I don't censor or avoid anything in the Bible any longer, since my son hit confirmation age (about 13-14 for us). He's been learning all along how to look at the dark stuff, step by step and line by line. He is aware of some of the worst things that human being can do to one another. But he is also aware of what God is doing to redeem and draw us back to himself. And now the foundation is laid, and I'm glad of it. If I disappear tomorrow (God forbid) he has a strong foundation for dealing with both good and evil, and a strong faith in God to see him through. And that came primarily out of the Bible.

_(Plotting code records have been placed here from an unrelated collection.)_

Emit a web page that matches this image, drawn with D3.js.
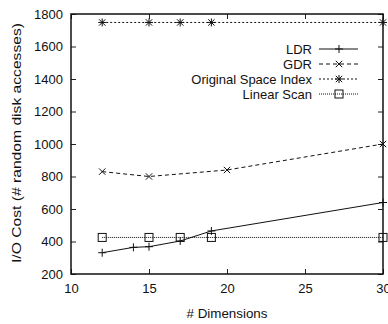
<!DOCTYPE html>
<html>
<head>
<meta charset="utf-8">
<script src="https://cdn.jsdelivr.net/npm/d3@7"></script>
<style>
body { margin: 0; background: #fff; }
text { font-family: "Liberation Sans", Arial, sans-serif; fill: #111; }
</style>
</head>
<body>
<div id="chart"></div>
<script>
// data
var ldr_x = [12, 14, 15, 17, 19, 30];
var ldr_y = [331, 364, 368, 403, 465, 640];
var gdr_x = [12, 15, 20, 30];
var gdr_y = [830, 800, 840, 1000];
var osi_x = [12, 15, 17, 19, 30];
var osi_y = [1748, 1748, 1748, 1748, 1748];
var lin_x = [12, 15, 17, 19, 30];
var lin_y = [425, 425, 425, 425, 425];
var x_ticks = [10, 15, 20, 25, 30];
var y_ticks = [200, 400, 600, 800, 1000, 1200, 1400, 1600, 1800];

var W = 388, H = 324;
var margin = { top: 14, right: 5, bottom: 50, left: 71 },
    width = W - margin.left - margin.right,
    height = H - margin.top - margin.bottom;

var svg = d3.select("#chart").append("svg")
    .attr("width", W).attr("height", H);
var g = svg.append("g")
    .attr("transform", "translate(" + margin.left + "," + margin.top + ")");

var x = d3.scaleLinear().domain([10, 30]).range([0, width]);
var y = d3.scaleLinear().domain([200, 1800]).range([height, 0]);

// ticks, drawn inward and mirrored like gnuplot
var tl = 5;
g.append("g").attr("transform", "translate(0," + height + ")")
    .call(d3.axisBottom(x).tickValues(x_ticks).tickFormat(d3.format("d")).tickSizeInner(-tl).tickSizeOuter(0).tickPadding(10))
    .call(a => a.select(".domain").remove());
g.append("g")
    .call(d3.axisTop(x).tickValues(x_ticks).tickSizeInner(-tl).tickSizeOuter(0).tickFormat(""))
    .call(a => a.select(".domain").remove());
g.append("g")
    .call(d3.axisLeft(y).tickValues(y_ticks).tickFormat(d3.format("d")).tickSizeInner(-tl).tickSizeOuter(0).tickPadding(8))
    .call(a => a.select(".domain").remove());
g.append("g").attr("transform", "translate(" + width + ",0)")
    .call(d3.axisRight(y).tickValues(y_ticks).tickSizeInner(-tl).tickSizeOuter(0).tickFormat(""))
    .call(a => a.select(".domain").remove());
g.selectAll(".tick line").attr("stroke", "#222");
g.selectAll(".tick text").attr("font-size", "13px").attr("font-family", "Liberation Sans, Arial, sans-serif").attr("fill", "#111");

g.append("rect").attr("width", width).attr("height", height)
    .attr("fill", "none").attr("stroke", "#111").attr("stroke-width", 1.5);

// markers
function marker(sel, type, px, py) {
    var s = 4;
    if (type == "plus" || type == "star") {
        sel.append("path").attr("d", "M" + (px - s) + "," + py + "H" + (px + s) + "M" + px + "," + (py - s) + "V" + (py + s))
            .attr("stroke", "#111").attr("stroke-width", 1);
    }
    if (type == "cross" || type == "star") {
        var c = 3.2;
        sel.append("path").attr("d", "M" + (px - c) + "," + (py - c) + "L" + (px + c) + "," + (py + c) + "M" + (px - c) + "," + (py + c) + "L" + (px + c) + "," + (py - c))
            .attr("stroke", "#111").attr("stroke-width", 1);
    }
    if (type == "square") {
        sel.append("rect").attr("x", px - 4).attr("y", py - 4).attr("width", 8).attr("height", 8)
            .attr("fill", "none").attr("stroke", "#111").attr("stroke-width", 1);
    }
}

var series = [
    { name: "LDR", xs: ldr_x, ys: ldr_y, dash: null, mk: "plus" },
    { name: "GDR", xs: gdr_x, ys: gdr_y, dash: "4,3", mk: "cross" },
    { name: "Original Space Index", xs: osi_x, ys: osi_y, dash: "2,2", mk: "star" },
    { name: "Linear Scan", xs: lin_x, ys: lin_y, dash: "1,1", mk: "square" }
];

var line = d3.line().x(d => x(d[0])).y(d => y(d[1]));

series.forEach(function (s, i) {
    var pts = s.xs.map((v, j) => [v, s.ys[j]]);
    g.append("path").datum(pts).attr("d", line)
        .attr("fill", "none").attr("stroke", "#111").attr("stroke-width", 1)
        .attr("stroke-dasharray", s.dash);
    pts.forEach(p => marker(g, s.mk, x(p[0]), y(p[1])));

    // legend
    var ly = 49 + i * 15;
    svg.append("text").attr("x", 312).attr("y", ly).attr("dy", "0.35em")
        .attr("text-anchor", "end").attr("font-size", "13px").text(s.name);
    svg.append("line").attr("x1", 319).attr("x2", 358).attr("y1", ly).attr("y2", ly)
        .attr("stroke", "#111").attr("stroke-width", 1).attr("stroke-dasharray", s.dash);
    marker(svg, s.mk, 339, ly);
});

// axis titles
svg.append("text").attr("x", 227).attr("y", 318)
    .attr("text-anchor", "middle").attr("font-size", "13px")
    .attr("textLength", 81).attr("lengthAdjust", "spacingAndGlyphs").text("# Dimensions");
svg.append("text").attr("transform", "translate(21,143) rotate(-90)")
    .attr("text-anchor", "middle").attr("font-size", "13px")
    .attr("textLength", 240).attr("lengthAdjust", "spacingAndGlyphs").text("I/O Cost (# random disk accesses)");
</script>
</body>
</html>
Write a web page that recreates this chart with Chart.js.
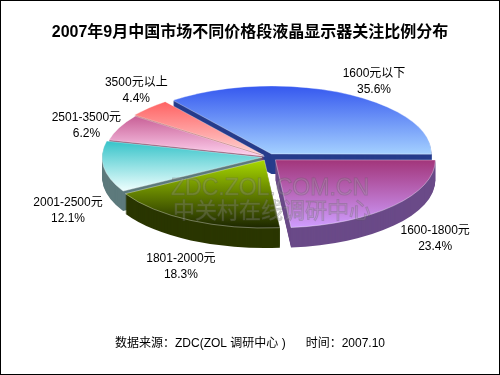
<!DOCTYPE html>
<html>
<head>
<meta charset="utf-8">
<script src="https://cdn.jsdelivr.net/npm/chart.js@4/dist/chart.umd.min.js"></script>
<style>
  html, body { margin: 0; padding: 0; background: #fff; }
  canvas { display: block; }
</style>
</head>
<body>
<canvas id="lcdShareChart" width="500" height="375"></canvas>
<script>
// Chart data
const priceBands = ["1600元以下", "1600-1800元", "1801-2000元", "2001-2500元", "2501-3500元", "3500元以上"];
const sharePercent = [35.6, 23.4, 18.3, 12.1, 6.2, 4.4];

const chartTitle = "2007年9月中国市场不同价格段液晶显示器关注比例分布";
const footerText = "数据来源：ZDC(ZOL 调研中心 )      时间：2007.10";

// Slice styles: gradient top -> bottom, side wall colour
const topColorA = ["#3558ef", "#a2357a", "#a8d800", "#36c3c9", "#c85f96", "#ff6262"];
const topColorB = ["#a4d0ff", "#cf9dff", "#1c2600", "#effffe", "#ffd2ef", "#ffd4d4"];
const sideColor = ["#263c8c", "#6a4a88", "#2a3600", "#5d7a7c", "#8c4a6c", "#b05a5a"];
const explode = [8, 10, 8, 6, 4, 6];

// 3D projection layout
const CX = 268, CY = 157, RX = 160, RY = 68, DEPTH = 20;
const TILT = RY / RX;
const FONT = "'Liberation Sans', 'Noto Sans CJK SC', sans-serif";

// label placement: ellipse round the block, plus small per-label nudges
const LABEL_CX = CX + 8, LABEL_CY = CY + DEPTH / 2;
const LABEL_RX = 207, LABEL_RY = 105;
const labelNudge = [[7, 9], [6, 1], [0, 6], [-3, 29], [-2, 3], [9, -3]];

/**
 * Build the path of one slice on the tilted ellipse
 * @param {CanvasRenderingContext2D} ctx
 * @param {Object} arc - Chart.js ArcElement
 * @param {number} dy - vertical shift (for the side wall)
 */
function slicePath(ctx, arc, dy) {
  const mid = (arc.startAngle + arc.endAngle) / 2;
  const off = arc.options.offset || 0;
  const ox = CX + Math.cos(mid) * off;
  const oy = CY + Math.sin(mid) * off * TILT + dy;
  ctx.beginPath();
  ctx.moveTo(ox, oy);
  ctx.ellipse(ox, oy, RX, RY, 0, arc.startAngle, arc.endAngle);
  ctx.closePath();
  return { ox, oy };
}

// vertical extent of a slice top, used for its gradient
function sliceYRange(arc, oy) {
  let minY = oy, maxY = oy;
  for (let a = arc.startAngle; a <= arc.endAngle; a += 0.02) {
    const y = oy + Math.sin(a) * RY;
    minY = Math.min(minY, y);
    maxY = Math.max(maxY, y);
  }
  const yEnd = oy + Math.sin(arc.endAngle) * RY;
  return [Math.min(minY, yEnd), Math.max(maxY, yEnd)];
}

const pie3dPlugin = {
  id: "pie3d",
  beforeDatasetsDraw(chart) {
    const ctx = chart.ctx;
    const arcs = chart.getDatasetMeta(0).data;
    const order = arcs
      .map((arc, i) => i)
      .sort((a, b) => {
        const ma = (arcs[a].startAngle + arcs[a].endAngle) / 2;
        const mb = (arcs[b].startAngle + arcs[b].endAngle) / 2;
        return Math.sin(ma) - Math.sin(mb);
      });

    ctx.save();
    // side walls first
    order.forEach((i) => {
      ctx.fillStyle = sideColor[i];
      for (let d = DEPTH; d > 0; d--) {
        slicePath(ctx, arcs[i], d);
        ctx.fill();
      }
    });
    // top faces
    order.forEach((i) => {
      const { oy } = slicePath(ctx, arcs[i], 0);
      const [y0, y1] = sliceYRange(arcs[i], oy);
      const grad = ctx.createLinearGradient(0, y0, 0, y1);
      grad.addColorStop(0, topColorA[i]);
      grad.addColorStop(1, topColorB[i]);
      ctx.fillStyle = grad;
      ctx.fill();
      ctx.strokeStyle = "rgba(255,255,255,0.35)";
      ctx.lineWidth = 1;
      ctx.stroke();
    });
    ctx.restore();
    return false; // skip the flat pie
  },
  afterDraw(chart) {
    const ctx = chart.ctx;
    const arcs = chart.getDatasetMeta(0).data;
    ctx.save();

    // watermark
    ctx.textAlign = "center";
    ctx.textBaseline = "middle";
    ctx.font = "23px " + FONT;
    ctx.fillStyle = "rgba(170,170,170,0.25)";
    ctx.strokeStyle = "rgba(90,90,90,0.28)";
    ctx.lineWidth = 1;
    ctx.fillText("ZDC.ZOL.COM.CN", 270, 189);
    ctx.strokeText("ZDC.ZOL.COM.CN", 270, 189);
    ctx.font = "22px 'Noto Sans CJK SC', sans-serif";
    ctx.fillText("中关村在线调研中心", 272, 210);
    ctx.strokeText("中关村在线调研中心", 272, 210);

    // slice labels
    ctx.font = "12px " + FONT;
    ctx.fillStyle = "#000";
    arcs.forEach((arc, i) => {
      const mid = (arc.startAngle + arc.endAngle) / 2;
      const lx = LABEL_CX + Math.cos(mid) * LABEL_RX + labelNudge[i][0];
      const ly = LABEL_CY + Math.sin(mid) * LABEL_RY + labelNudge[i][1];
      ctx.fillText(priceBands[i], lx, ly - 8);
      ctx.fillText(sharePercent[i].toFixed(1) + "%", lx, ly + 8);
    });

    // outer frame
    ctx.strokeStyle = "#000";
    ctx.lineWidth = 1;
    ctx.strokeRect(0.5, 0.5, chart.width - 1, chart.height - 1);
    ctx.restore();
  },
};

new Chart(document.getElementById("lcdShareChart"), {
  type: "pie",
  data: {
    labels: priceBands,
    datasets: [
      {
        data: sharePercent,
        backgroundColor: topColorA,
        offset: explode,
        borderWidth: 0,
      },
    ],
  },
  options: {
    responsive: false,
    animation: false,
    events: [],
    rotation: -38,
    plugins: {
      legend: { display: false },
      tooltip: { enabled: false },
      title: {
        display: true,
        text: chartTitle,
        color: "#000",
        font: { family: FONT, size: 16, weight: "bold" },
        padding: { top: 23, bottom: 10 },
      },
      subtitle: {
        display: true,
        position: "bottom",
        text: footerText,
        color: "#000",
        font: { family: FONT, size: 12, weight: "normal" },
        padding: { top: 10, bottom: 24 },
      },
    },
  },
  plugins: [pie3dPlugin],
});
</script>
</body>
</html>
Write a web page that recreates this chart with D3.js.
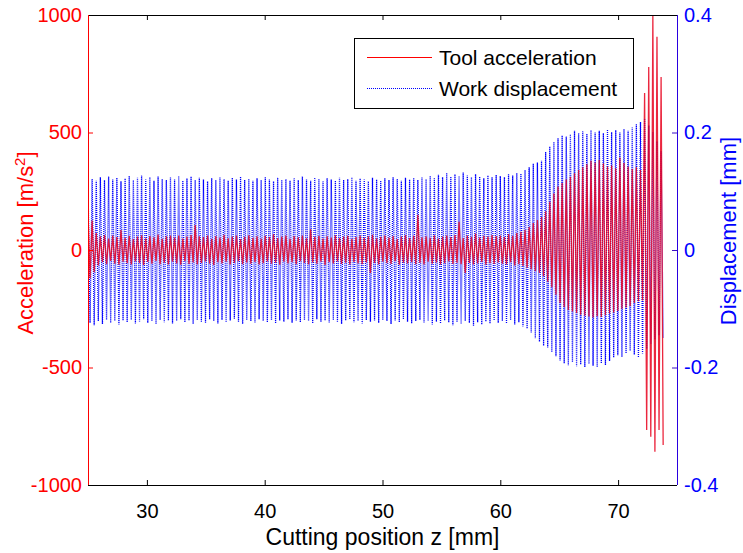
<!DOCTYPE html>
<html><head><meta charset="utf-8">
<script src="https://cdn.jsdelivr.net/npm/d3@7"></script>
<style>
body{margin:0;background:#fff}
svg{display:block}
text{font-family:"Liberation Sans",Arial,sans-serif}
</style>
</head><body>
<svg id="chart" width="743" height="553"></svg>
<script>
// ---- data ----
const cycleStart = 25;      // mm, first oscillation peak
const cycleLength = 0.35;   // mm, one oscillation cycle (peak + trough)

// Work displacement [mm], peak and trough of each cycle
const blueMax = [
0.114,0.121,0.118,0.124,0.119,0.125,0.120,0.123,0.117,0.122,
0.126,0.119,0.123,0.127,0.120,0.124,0.118,0.125,0.121,0.119,
0.124,0.120,0.126,0.118,0.122,0.125,0.119,0.123,0.120,0.117,
0.122,0.119,0.124,0.121,0.118,0.123,0.120,0.125,0.119,0.121,
0.118,0.122,0.119,0.124,0.120,0.117,0.123,0.119,0.121,0.118,
0.122,0.119,0.125,0.120,0.118,0.123,0.121,0.117,0.122,0.120,
0.118,0.123,0.119,0.121,0.124,0.118,0.122,0.120,0.117,0.123,
0.120,0.118,0.122,0.119,0.124,0.121,0.118,0.123,0.120,0.122,
0.119,0.124,0.121,0.126,0.122,0.128,0.124,0.131,0.125,0.129,
0.126,0.132,0.127,0.124,0.129,0.125,0.122,0.127,0.124,0.128,
0.126,0.124,0.129,0.127,0.131,0.130,0.136,0.141,0.147,0.149,
0.152,0.167,0.176,0.184,0.190,0.195,0.193,0.197,0.203,0.199,
0.202,0.198,0.204,0.200,0.203,0.199,0.205,0.201,0.204,0.200,
0.206,0.203,0.209,0.214,0.218,0.224,0.212,0.201,0.185,0.168];
const blueMin = [
-0.124,-0.128,-0.121,-0.126,-0.119,-0.124,-0.121,-0.127,-0.120,-0.123,
-0.119,-0.125,-0.122,-0.118,-0.124,-0.121,-0.126,-0.119,-0.123,-0.120,
-0.125,-0.121,-0.118,-0.123,-0.120,-0.126,-0.119,-0.122,-0.124,-0.118,
-0.121,-0.125,-0.119,-0.123,-0.120,-0.117,-0.122,-0.126,-0.119,-0.121,
-0.124,-0.118,-0.121,-0.123,-0.119,-0.125,-0.120,-0.122,-0.118,-0.124,
-0.120,-0.123,-0.119,-0.121,-0.125,-0.118,-0.122,-0.120,-0.124,-0.119,
-0.122,-0.126,-0.120,-0.118,-0.123,-0.121,-0.125,-0.119,-0.122,-0.120,
-0.124,-0.119,-0.121,-0.126,-0.120,-0.123,-0.118,-0.122,-0.125,-0.121,
-0.119,-0.124,-0.121,-0.127,-0.122,-0.125,-0.120,-0.123,-0.128,-0.122,
-0.126,-0.121,-0.124,-0.129,-0.123,-0.127,-0.122,-0.125,-0.120,-0.124,
-0.121,-0.125,-0.119,-0.127,-0.123,-0.130,-0.134,-0.141,-0.150,-0.156,
-0.163,-0.166,-0.174,-0.181,-0.188,-0.193,-0.196,-0.191,-0.198,-0.195,
-0.199,-0.194,-0.197,-0.199,-0.193,-0.196,-0.189,-0.183,-0.179,-0.182,
-0.176,-0.172,-0.178,-0.183,-0.176,-0.168,-0.160,-0.152,-0.145,-0.150];

// Tool acceleration [m/s^2], peak and trough of each cycle
const accMax = [
160,125,72,58,64,49,61,55,85,52,
60,47,57,63,50,59,54,66,48,58,
62,53,61,49,57,64,106,58,55,62,
48,59,53,65,50,57,61,47,56,63,
52,58,49,60,55,67,51,57,62,48,
59,54,61,50,88,56,60,49,58,53,
63,51,57,60,48,55,62,52,58,65,
50,56,61,53,59,47,57,64,51,60,
150,54,58,52,63,49,57,61,55,64,
120,51,62,56,70,53,60,57,64,59,
62,55,68,60,72,78,86,98,115,128,
140,165,205,240,270,285,300,312,327,340,
352,365,380,372,383,368,355,360,348,392,
370,355,345,352,340,668,779,1000,907,736];
const accMin = [
-120,-95,-66,-52,-60,-47,-58,-63,-50,-56,
-61,-49,-55,-64,-51,-58,-47,-60,-54,-62,
-50,-57,-63,-48,-59,-53,-61,-55,-49,-58,
-64,-52,-57,-50,-61,-55,-48,-60,-53,-58,
-51,-62,-56,-49,-58,-54,-63,-50,-57,-52,
-60,-48,-55,-61,-53,-58,-50,-64,-52,-57,
-49,-59,-54,-62,-51,-57,-60,-53,-98,-55,
-61,-50,-56,-59,-48,-63,-54,-57,-52,-60,
-55,-62,-50,-58,-53,-61,-56,-49,-59,-54,
-60,-98,-55,-62,-57,-51,-63,-56,-59,-53,
-58,-61,-52,-66,-60,-68,-75,-82,-90,-98,
-112,-135,-158,-190,-225,-242,-255,-262,-268,-275,
-280,-283,-287,-282,-285,-278,-270,-266,-260,-250,
-245,-238,-225,-218,-215,-766,-795,-859,-766,-830];

const xTicks = [30, 40, 50, 60, 70];
const accTicks = [-1000, -500, 0, 500, 1000];
const dispTicks = [-0.4, -0.2, 0, 0.2, 0.4];
const xDomain = [25, 75];
const accDomain = [-1000, 1000];
const dispDomain = [-0.4, 0.4];
const legendLabels = ["Tool acceleration", "Work displacement"];

// ---- layout ----
const L = 88, R = 677, T = 15, B = 485;
const svg = d3.select("#chart");
const x = d3.scaleLinear().domain(xDomain).range([L, R]);
const yA = d3.scaleLinear().domain(accDomain).range([B, T]);
const yD = d3.scaleLinear().domain(dispDomain).range([B, T]);

function series(maxArr, minArr) {
  const pts = [];
  maxArr.forEach((v, i) => {
    pts.push([cycleStart + cycleLength * i, v]);
    pts.push([cycleStart + cycleLength * (i + 0.5), minArr[i]]);
  });
  return pts;
}

svg.append("defs").append("clipPath").attr("id", "plotclip")
  .append("rect").attr("x", L).attr("y", T).attr("width", R - L).attr("height", B - T);

const plot = svg.append("g").attr("clip-path", "url(#plotclip)");
plot.append("path")
  .attr("d", d3.line().x(d => x(d[0])).y(d => yD(d[1]))(series(blueMax, blueMin)))
  .attr("fill", "none").attr("stroke", "#0000ff").attr("stroke-width", 1.3)
  .attr("stroke-dasharray", "1,1");
plot.append("path")
  .attr("d", d3.line().x(d => x(d[0])).y(d => yA(d[1]))(series(accMax, accMin)))
  .attr("fill", "none").attr("stroke", "#e8001c").attr("stroke-width", 1.3)
  .attr("stroke-opacity", 0.85);

const fmt = d => String(d);
const tickFont = 20;

// bottom axis
const gx = svg.append("g").attr("transform", `translate(0,${B})`)
  .call(d3.axisBottom(x).tickValues(xTicks).tickSize(-5).tickPadding(19).tickFormat(fmt));
gx.select(".domain").remove();
gx.selectAll("line").attr("stroke", "#000");
gx.selectAll("text").attr("fill", "#000").style("font-size", tickFont + "px");
// top axis (ticks only)
const gt = svg.append("g").attr("transform", `translate(0,${T})`)
  .call(d3.axisTop(x).tickValues(xTicks).tickSize(-5).tickFormat(""));
gt.select(".domain").remove();
gt.selectAll("line").attr("stroke", "#000");

// left axis (red)
const gl = svg.append("g").attr("transform", `translate(${L},0)`)
  .call(d3.axisLeft(yA).tickValues(accTicks).tickSize(-5).tickPadding(6).tickFormat(fmt));
gl.select(".domain").remove();
gl.selectAll("line").attr("stroke", "#ff0000");
gl.selectAll("text").attr("fill", "#ff0000").style("font-size", tickFont + "px");

// right axis (blue)
const gr = svg.append("g").attr("transform", `translate(${R},0)`)
  .call(d3.axisRight(yD).tickValues(dispTicks).tickSize(-5).tickPadding(7).tickFormat(fmt));
gr.select(".domain").remove();
gr.selectAll("line").attr("stroke", "#3a10c0");
gr.selectAll("text").attr("fill", "#0000ff").style("font-size", tickFont + "px");

// frame
svg.append("line").attr("x1", L).attr("x2", R).attr("y1", T + 0.5).attr("y2", T + 0.5).attr("stroke", "#000");
svg.append("line").attr("x1", L).attr("x2", R).attr("y1", B + 0.5).attr("y2", B + 0.5).attr("stroke", "#000");
svg.append("line").attr("x1", L + 0.5).attr("x2", L + 0.5).attr("y1", T).attr("y2", B).attr("stroke", "#ff0000");
svg.append("line").attr("x1", R + 0.5).attr("x2", R + 0.5).attr("y1", T).attr("y2", B).attr("stroke", "#2a00e0");

// axis labels
svg.append("text").attr("x", (L + R) / 2).attr("y", 545).attr("text-anchor", "middle")
  .style("font-size", "23px").attr("fill", "#000").text("Cutting position z [mm]");
const yl = svg.append("text").attr("transform", "translate(33,243) rotate(-90)")
  .attr("text-anchor", "middle").style("font-size", "22px").attr("fill", "#ff0000");
yl.append("tspan").text("Acceleration [m/s");
yl.append("tspan").attr("dy", -8).style("font-size", "15px").text("2");
yl.append("tspan").attr("dy", 8).text("]");
svg.append("text").attr("transform", "translate(736,231) rotate(-90)")
  .attr("text-anchor", "middle").style("font-size", "22px").attr("fill", "#0000ff").text("Displacement [mm]");

// legend
const lg = svg.append("g");
lg.append("rect").attr("x", 354.5).attr("y", 38.5).attr("width", 279).attr("height", 70)
  .attr("fill", "#fff").attr("stroke", "#000");
const legendStyles = [{c: "#ff0000", dash: null, y: 57}, {c: "#0000ff", dash: "1,1", y: 88}];
legendLabels.forEach((lab, i) => {
  const s = legendStyles[i];
  lg.append("line").attr("x1", 367).attr("x2", 432).attr("y1", s.y + 0.5).attr("y2", s.y + 0.5)
    .attr("stroke", s.c).attr("stroke-dasharray", s.dash);
  lg.append("text").attr("x", 439).attr("y", s.y + 7.5).style("font-size", "21px")
    .attr("fill", "#000").text(lab);
});
</script>
</body></html>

I totally agree with your approach for older kids-- after about age 6 when they are developing analytical reasoning. At this age it makes sense to talk about what troubles you in a story, affirm the questions and the struggle, and look for where you can see God even in a very dark narrative. I've used that approach with my own kids and the kids I teach, and have found it really really useful in training them to really read God's word. In contrast, some of my much older college students who were raised in conservative churches will have trouble actually reading a biblical text-- any text-- without reading into it what they think it should say. Sometimes to a ridiculous degree. You ask, "what does it say?" and you'll get "Jesus died for our sins" or "God loves you"-- even when the text is an OT story about two men walking down a road. And the scary thing is that otherwise reasonably literate adults can't even see that they're doing that. The actual words on the page just wash right over them.

Which is why I can't agree with your approach of focusing on the "bright side" with younger kids. I'm sure it worked with your own kids, brought up in a home with parents who I'm guessing are regularly discussing these topics at the dinner table, have heard mom & dad struggling with the hard realities of faith in real terms since their infancy. But not all of our kids grow up in that sort of environment, and not all of them are going to be around a year, two years, or three years from now when we want to explore the text more deeply.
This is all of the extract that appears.